A manifestação dos polícias, ao ouvir o que dela se diz, resume-se a dois pontos. O primeiro é que os manigfestantes romperam o cordão de segurança e invadiram as escadarias do Parlamento e isso é uma excepção que lhes retira autoridade moral para impedirem outros manifestantes de agirem de igual forma. A segunda questão é que desta 'ilegalidade' resultou a demissão do Director Nacional da PSP.
Julgo que são leituras demasiado simplistas daquilo que se passou e está a passar. E revela que hoje a comunicação releva o epifenómeno em vez do fenómeno. A começar pela descrição da manifestação. Estariam nela cerca de dez mil polícias e, como se vê pela imagem, não era maior nem menor do que outras que vemos no mesmo espaço, promovidas por outras organizações e onde são proclamados números avassaladores. Mais de cinquenta mil, mais de cem mil. A verdade é que a grande manifestação dos polícias reduz á insignificância as majestosas manifestações amplamente divulgadas como sendo o país em peso que ali está. E esta manifestação é grande porquê? Porque representa cinquenta mil homens armados. O verdadeiro poder do Estado que tem a obrigação de executar as determinações do poder político e judicial.
Quem viu as imagens com olhos de ver, perceberá com facilidade, que o rompimento das barreiras foi um acto permissivo, quase tacitamente combinado. Quem viu as imagens com olhos de ver, terá percebido que os polícias organizaram aquela vertigem. Chegaram ás portas da Assembleia e, minutos depois, voltaram-lhe as costas e voluntáriamente afastaram-se do local.
Aquela manifestação simbólica de força é, no meu entender, mais preocupante do que o folclore que tem rodeado o evento. O que aquela gente quis dizer é que vamos até onde queremos ir tão só porque nós somos poder. Somos os instrumentos do poder reconhecido no governo, na Assembleia da República e nos Tribunais.
É claro que reconheço que foi uma demonstração de força excessiva e que foi para além do que é permitido a outros manifestantes.  Mas não foi um erro impensado. Foi uma decisão premeditada. E aqui regressamos ao essencial: o que leva todas as forças de segurança e de investigação criminal, que, no conjunto, são um exército poderosissimo a assumir esta posição de confrontação global? Que descontentamento é este tão grande, tão impaciente, tão revoltado, que leva os mais obedientes servidores do Estado, disciplinados para a obediencia, treinados para cumprir missões, a chegar a este patamar de angústia e de desprezo pelo Poder que servem?
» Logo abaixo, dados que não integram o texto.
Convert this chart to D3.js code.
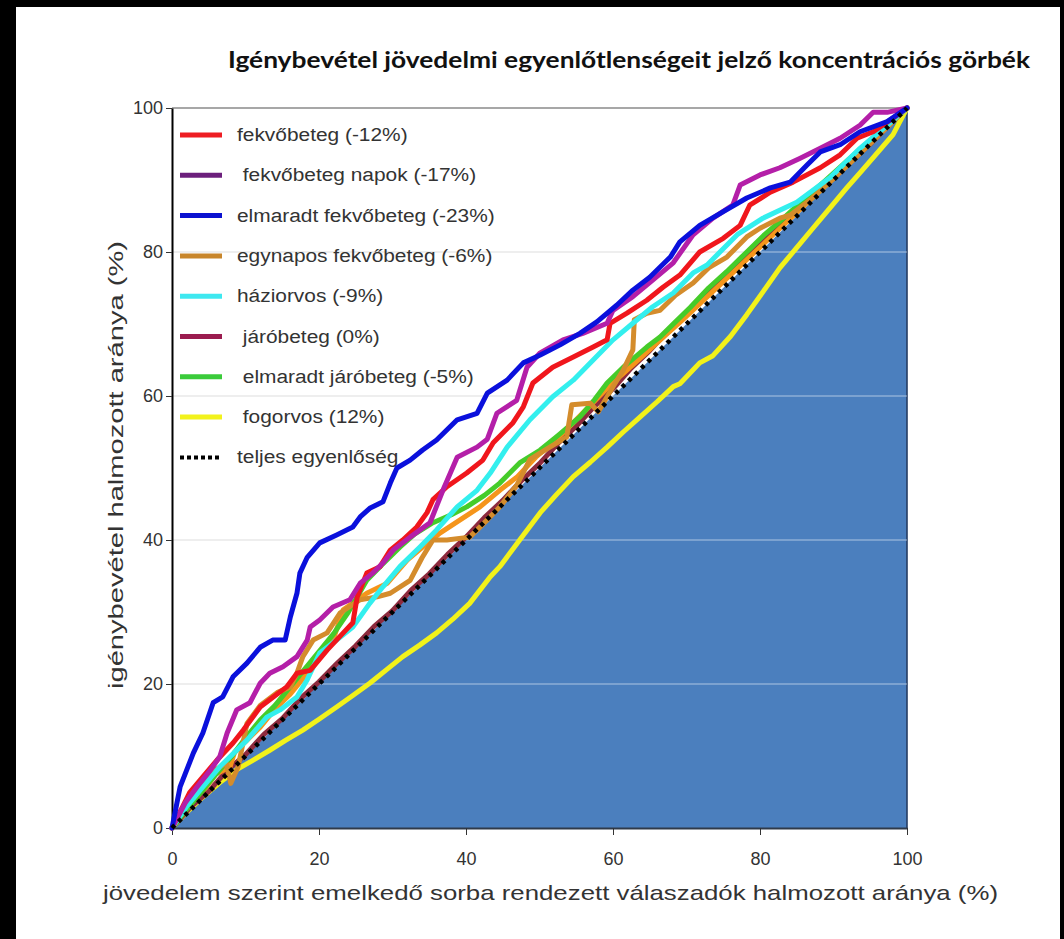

Há meses que existe um ruído de fundo que dá conta do descontentamento. As greves dos guardas prisionais, as greves da PJ, as inciativas dentro da PSP e da GNR, não são apenas de motivação remuneratória.  Julgo, até, que as reivindicações salariais são a parte mais pequena do bolo dos protestos. Falta de quadros, falta de meios, degradação das condições de trabalho, incapacidade para responder ás exigências do proprio Estado, falta de renovação das carreiras, em suma, aqueles homens e mulheres estão a viver e a assistir á desagregação das próprias funções que permitem o exercício das suas profissões, ou seja, assegurar a Soberania, a Ordem, a Tranquilidade Pública, o cumprimento das leis, a realização da Justiça. São as testemunhas privilegiadas desta degradação que, pela natureza da sua acção, representam a degradação das suas profissões. Mais do que dinheiro, aquilo que está já em causa é a dignidade institucional e, parece-me, que o Governo tem olhado com displicência para este problema tão grave como complexo. Sem polícias não há Política. É o axioma maior da organização de qualquer Estado soberano. E, por isso, perdermo-nos nas interpretações mais ou menos morais sobre a demissão de um comandante e o rompimento de uma barreira, é tapar o sol com a peneira. É urgente que chegue o bom senso e o Governo perceba que não pode continuar a fazer de conta que esta realidade e esta degradação não existem e a chutar para canto os protestos com meia dúzia de frases convencionais. Amanhã pode ser tarde.